> TASK OBJECTIVE: Copy out the listing that follows exactly, dropping every picture.

> RECORDED DATA:

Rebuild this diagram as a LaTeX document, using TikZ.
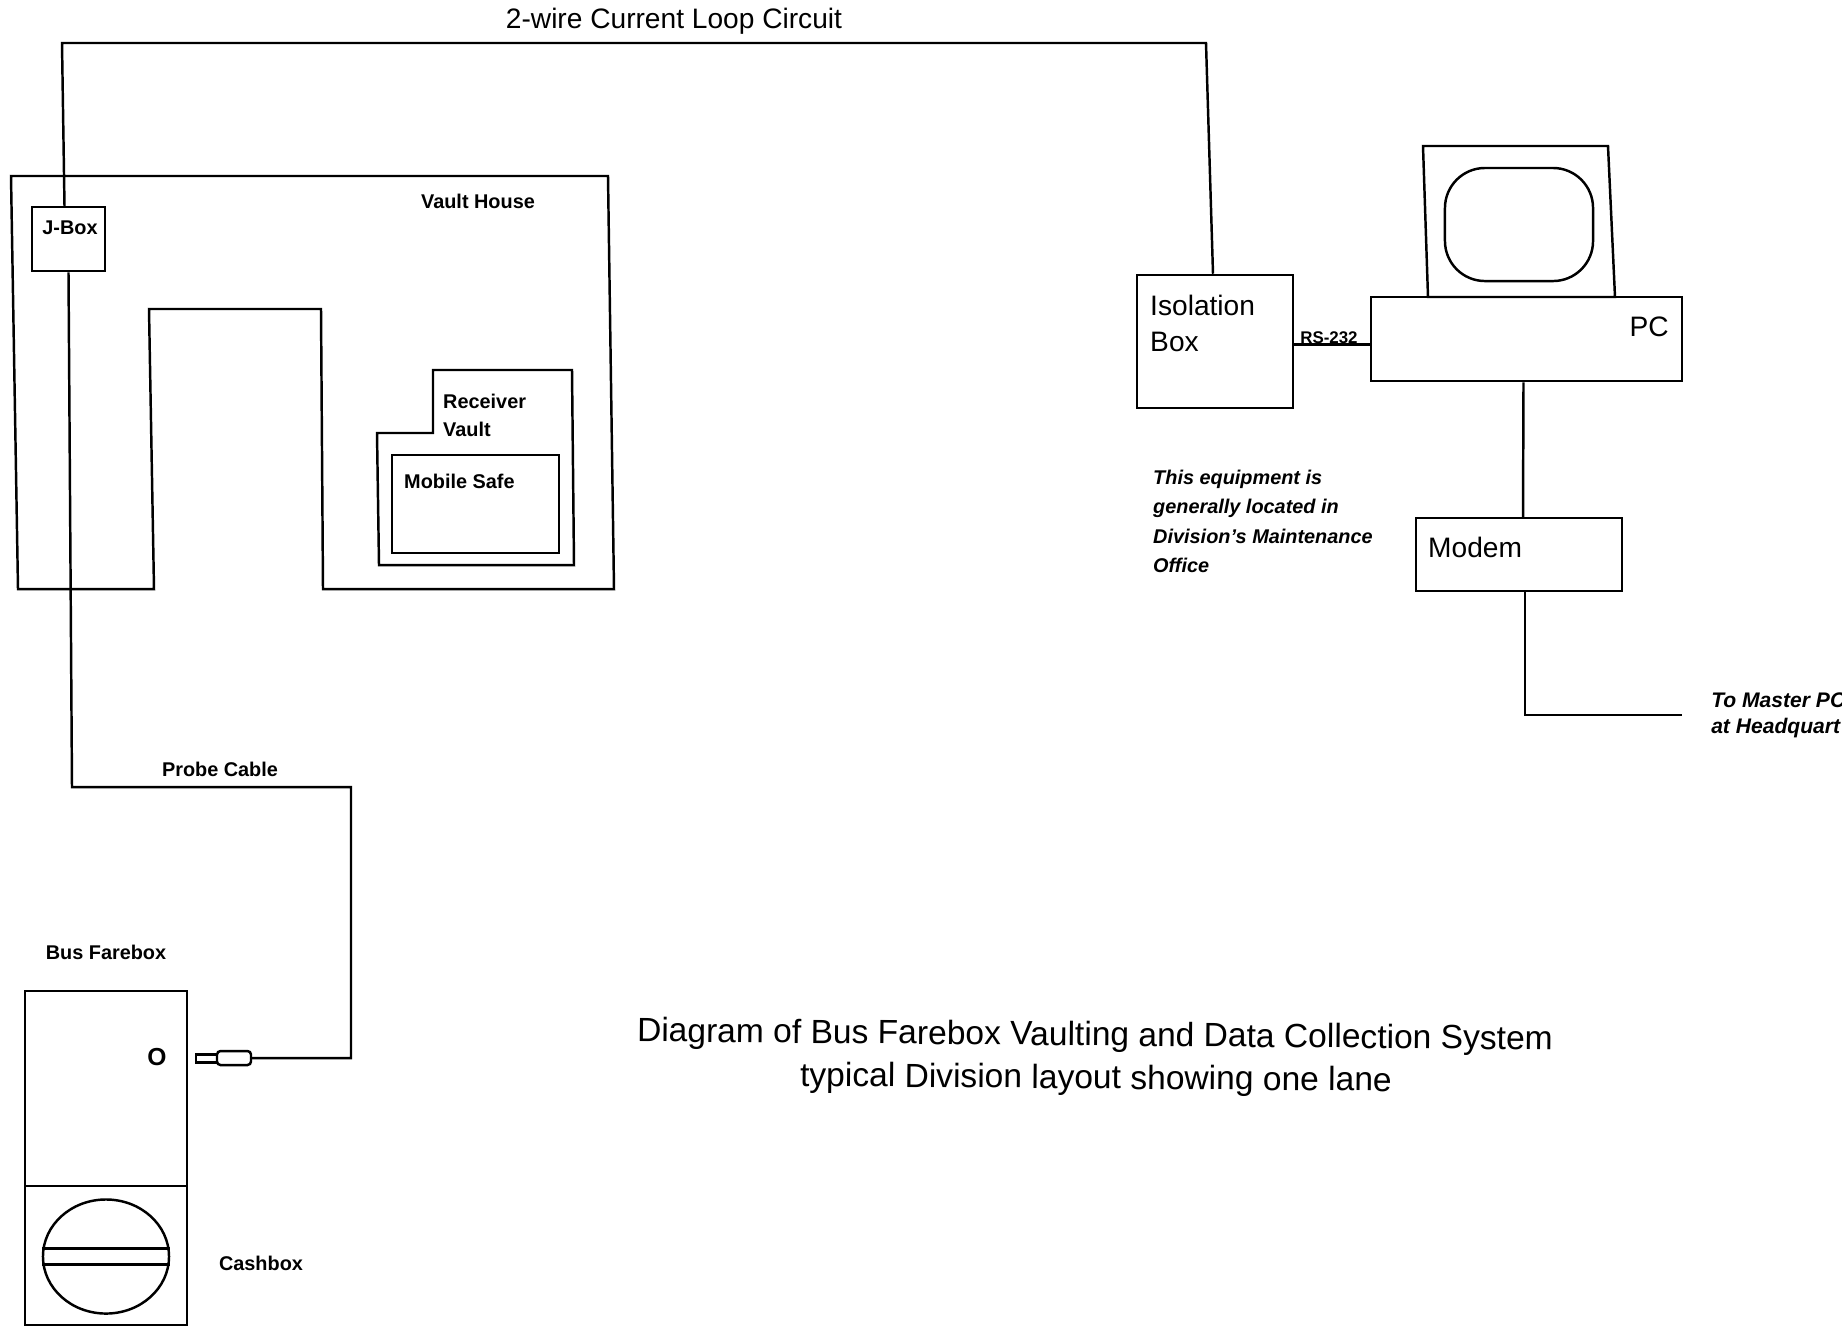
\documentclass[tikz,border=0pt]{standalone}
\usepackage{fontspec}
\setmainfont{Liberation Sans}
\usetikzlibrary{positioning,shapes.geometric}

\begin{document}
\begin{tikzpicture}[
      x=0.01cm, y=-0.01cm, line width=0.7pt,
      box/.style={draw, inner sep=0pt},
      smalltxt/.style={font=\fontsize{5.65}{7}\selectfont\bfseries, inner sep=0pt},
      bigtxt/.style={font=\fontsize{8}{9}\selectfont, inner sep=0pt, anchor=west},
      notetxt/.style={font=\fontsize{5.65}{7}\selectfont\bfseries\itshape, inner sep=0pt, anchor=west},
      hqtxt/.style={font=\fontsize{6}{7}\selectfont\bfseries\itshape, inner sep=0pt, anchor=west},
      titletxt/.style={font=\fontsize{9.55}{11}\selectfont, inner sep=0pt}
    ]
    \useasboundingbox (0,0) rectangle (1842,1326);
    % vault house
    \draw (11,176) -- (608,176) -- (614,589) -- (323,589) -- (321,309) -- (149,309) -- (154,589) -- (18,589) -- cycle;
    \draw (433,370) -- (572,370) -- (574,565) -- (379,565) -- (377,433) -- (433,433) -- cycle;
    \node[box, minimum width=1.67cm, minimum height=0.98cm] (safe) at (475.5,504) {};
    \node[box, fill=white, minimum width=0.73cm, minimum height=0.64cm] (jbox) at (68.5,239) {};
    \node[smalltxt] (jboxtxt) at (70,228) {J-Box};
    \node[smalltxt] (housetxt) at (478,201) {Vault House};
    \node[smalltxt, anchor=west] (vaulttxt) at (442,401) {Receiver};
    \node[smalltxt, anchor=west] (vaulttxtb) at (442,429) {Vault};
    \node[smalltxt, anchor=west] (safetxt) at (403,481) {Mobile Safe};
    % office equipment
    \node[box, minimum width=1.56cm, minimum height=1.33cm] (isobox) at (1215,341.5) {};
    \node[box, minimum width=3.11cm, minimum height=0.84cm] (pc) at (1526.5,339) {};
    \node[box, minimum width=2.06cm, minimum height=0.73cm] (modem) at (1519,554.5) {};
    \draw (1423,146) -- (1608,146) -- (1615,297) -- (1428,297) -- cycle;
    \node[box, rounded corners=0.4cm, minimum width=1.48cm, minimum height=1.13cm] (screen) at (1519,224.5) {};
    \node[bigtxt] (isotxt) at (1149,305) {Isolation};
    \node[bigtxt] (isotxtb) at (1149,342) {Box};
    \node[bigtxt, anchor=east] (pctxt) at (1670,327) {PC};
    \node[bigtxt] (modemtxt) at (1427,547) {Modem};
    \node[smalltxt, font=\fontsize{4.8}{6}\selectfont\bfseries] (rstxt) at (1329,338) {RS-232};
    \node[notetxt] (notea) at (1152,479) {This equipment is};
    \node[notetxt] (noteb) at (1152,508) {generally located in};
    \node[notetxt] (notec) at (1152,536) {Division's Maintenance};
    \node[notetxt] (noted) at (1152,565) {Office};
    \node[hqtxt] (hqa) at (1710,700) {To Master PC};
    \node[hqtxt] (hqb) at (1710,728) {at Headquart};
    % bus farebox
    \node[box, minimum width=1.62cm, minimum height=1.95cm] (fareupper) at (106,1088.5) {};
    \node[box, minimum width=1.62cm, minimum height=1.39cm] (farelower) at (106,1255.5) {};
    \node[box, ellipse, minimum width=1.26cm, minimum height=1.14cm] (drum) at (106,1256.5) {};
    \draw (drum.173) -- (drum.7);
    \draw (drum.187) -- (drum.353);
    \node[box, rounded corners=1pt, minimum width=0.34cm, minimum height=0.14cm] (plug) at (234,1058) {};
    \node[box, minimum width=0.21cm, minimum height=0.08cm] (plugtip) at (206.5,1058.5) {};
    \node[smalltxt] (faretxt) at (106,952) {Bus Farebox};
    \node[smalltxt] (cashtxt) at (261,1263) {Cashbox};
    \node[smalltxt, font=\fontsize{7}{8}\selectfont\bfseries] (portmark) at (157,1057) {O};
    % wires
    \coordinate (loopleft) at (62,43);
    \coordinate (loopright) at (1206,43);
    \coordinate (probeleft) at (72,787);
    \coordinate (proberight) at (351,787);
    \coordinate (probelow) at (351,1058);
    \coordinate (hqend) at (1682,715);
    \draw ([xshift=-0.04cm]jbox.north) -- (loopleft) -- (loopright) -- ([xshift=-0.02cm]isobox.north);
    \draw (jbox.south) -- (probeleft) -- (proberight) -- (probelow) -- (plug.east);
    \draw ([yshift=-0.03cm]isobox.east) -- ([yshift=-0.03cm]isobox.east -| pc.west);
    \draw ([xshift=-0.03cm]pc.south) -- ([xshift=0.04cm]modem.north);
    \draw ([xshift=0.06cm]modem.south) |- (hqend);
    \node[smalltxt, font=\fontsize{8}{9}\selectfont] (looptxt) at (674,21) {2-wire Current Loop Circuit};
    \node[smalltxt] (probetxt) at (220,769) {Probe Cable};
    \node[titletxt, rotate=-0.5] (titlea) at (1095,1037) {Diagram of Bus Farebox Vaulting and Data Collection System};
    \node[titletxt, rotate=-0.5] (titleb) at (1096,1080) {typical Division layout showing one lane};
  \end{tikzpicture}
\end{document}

> ANSWER BELOW:
Rebuild this diagram as a LaTeX document, using TikZ.
\documentclass[tikz,border=0pt]{standalone}
\usepackage{fontspec}
\setmainfont{Liberation Sans}
\usetikzlibrary{positioning,shapes.geometric}

\begin{document}
\begin{tikzpicture}[
      x=0.01cm, y=-0.01cm, line width=0.7pt,
      box/.style={draw, inner sep=0pt},
      smalltxt/.style={font=\fontsize{5.65}{7}\selectfont\bfseries, inner sep=0pt},
      bigtxt/.style={font=\fontsize{8}{9}\selectfont, inner sep=0pt, anchor=west},
      notetxt/.style={font=\fontsize{5.65}{7}\selectfont\bfseries\itshape, inner sep=0pt, anchor=west},
      hqtxt/.style={font=\fontsize{6}{7}\selectfont\bfseries\itshape, inner sep=0pt, anchor=west},
      titletxt/.style={font=\fontsize{9.55}{11}\selectfont, inner sep=0pt}
    ]
    \useasboundingbox (0,0) rectangle (1842,1326);
    % vault house
    \draw (11,176) -- (608,176) -- (614,589) -- (323,589) -- (321,309) -- (149,309) -- (154,589) -- (18,589) -- cycle;
    \draw (433,370) -- (572,370) -- (574,565) -- (379,565) -- (377,433) -- (433,433) -- cycle;
    \node[box, minimum width=1.67cm, minimum height=0.98cm] (safe) at (475.5,504) {};
    \node[box, fill=white, minimum width=0.73cm, minimum height=0.64cm] (jbox) at (68.5,239) {};
    \node[smalltxt] (jboxtxt) at (70,228) {J-Box};
    \node[smalltxt] (housetxt) at (478,201) {Vault House};
    \node[smalltxt, anchor=west] (vaulttxt) at (442,401) {Receiver};
    \node[smalltxt, anchor=west] (vaulttxtb) at (442,429) {Vault};
    \node[smalltxt, anchor=west] (safetxt) at (403,481) {Mobile Safe};
    % office equipment
    \node[box, minimum width=1.56cm, minimum height=1.33cm] (isobox) at (1215,341.5) {};
    \node[box, minimum width=3.11cm, minimum height=0.84cm] (pc) at (1526.5,339) {};
    \node[box, minimum width=2.06cm, minimum height=0.73cm] (modem) at (1519,554.5) {};
    \draw (1423,146) -- (1608,146) -- (1615,297) -- (1428,297) -- cycle;
    \node[box, rounded corners=0.4cm, minimum width=1.48cm, minimum height=1.13cm] (screen) at (1519,224.5) {};
    \node[bigtxt] (isotxt) at (1149,305) {Isolation};
    \node[bigtxt] (isotxtb) at (1149,342) {Box};
    \node[bigtxt, anchor=east] (pctxt) at (1670,327) {PC};
    \node[bigtxt] (modemtxt) at (1427,547) {Modem};
    \node[smalltxt, font=\fontsize{4.8}{6}\selectfont\bfseries] (rstxt) at (1329,338) {RS-232};
    \node[notetxt] (notea) at (1152,479) {This equipment is};
    \node[notetxt] (noteb) at (1152,508) {generally located in};
    \node[notetxt] (notec) at (1152,536) {Division's Maintenance};
    \node[notetxt] (noted) at (1152,565) {Office};
    \node[hqtxt] (hqa) at (1710,700) {To Master PC};
    \node[hqtxt] (hqb) at (1710,728) {at Headquart};
    % bus farebox
    \node[box, minimum width=1.62cm, minimum height=1.95cm] (fareupper) at (106,1088.5) {};
    \node[box, minimum width=1.62cm, minimum height=1.39cm] (farelower) at (106,1255.5) {};
    \node[box, ellipse, minimum width=1.26cm, minimum height=1.14cm] (drum) at (106,1256.5) {};
    \draw (drum.173) -- (drum.7);
    \draw (drum.187) -- (drum.353);
    \node[box, rounded corners=1pt, minimum width=0.34cm, minimum height=0.14cm] (plug) at (234,1058) {};
    \node[box, minimum width=0.21cm, minimum height=0.08cm] (plugtip) at (206.5,1058.5) {};
    \node[smalltxt] (faretxt) at (106,952) {Bus Farebox};
    \node[smalltxt] (cashtxt) at (261,1263) {Cashbox};
    \node[smalltxt, font=\fontsize{7}{8}\selectfont\bfseries] (portmark) at (157,1057) {O};
    % wires
    \coordinate (loopleft) at (62,43);
    \coordinate (loopright) at (1206,43);
    \coordinate (probeleft) at (72,787);
    \coordinate (proberight) at (351,787);
    \coordinate (probelow) at (351,1058);
    \coordinate (hqend) at (1682,715);
    \draw ([xshift=-0.04cm]jbox.north) -- (loopleft) -- (loopright) -- ([xshift=-0.02cm]isobox.north);
    \draw (jbox.south) -- (probeleft) -- (proberight) -- (probelow) -- (plug.east);
    \draw ([yshift=-0.03cm]isobox.east) -- ([yshift=-0.03cm]isobox.east -| pc.west);
    \draw ([xshift=-0.03cm]pc.south) -- ([xshift=0.04cm]modem.north);
    \draw ([xshift=0.06cm]modem.south) |- (hqend);
    \node[smalltxt, font=\fontsize{8}{9}\selectfont] (looptxt) at (674,21) {2-wire Current Loop Circuit};
    \node[smalltxt] (probetxt) at (220,769) {Probe Cable};
    \node[titletxt, rotate=-0.5] (titlea) at (1095,1037) {Diagram of Bus Farebox Vaulting and Data Collection System};
    \node[titletxt, rotate=-0.5] (titleb) at (1096,1080) {typical Division layout showing one lane};
  \end{tikzpicture}
\end{document}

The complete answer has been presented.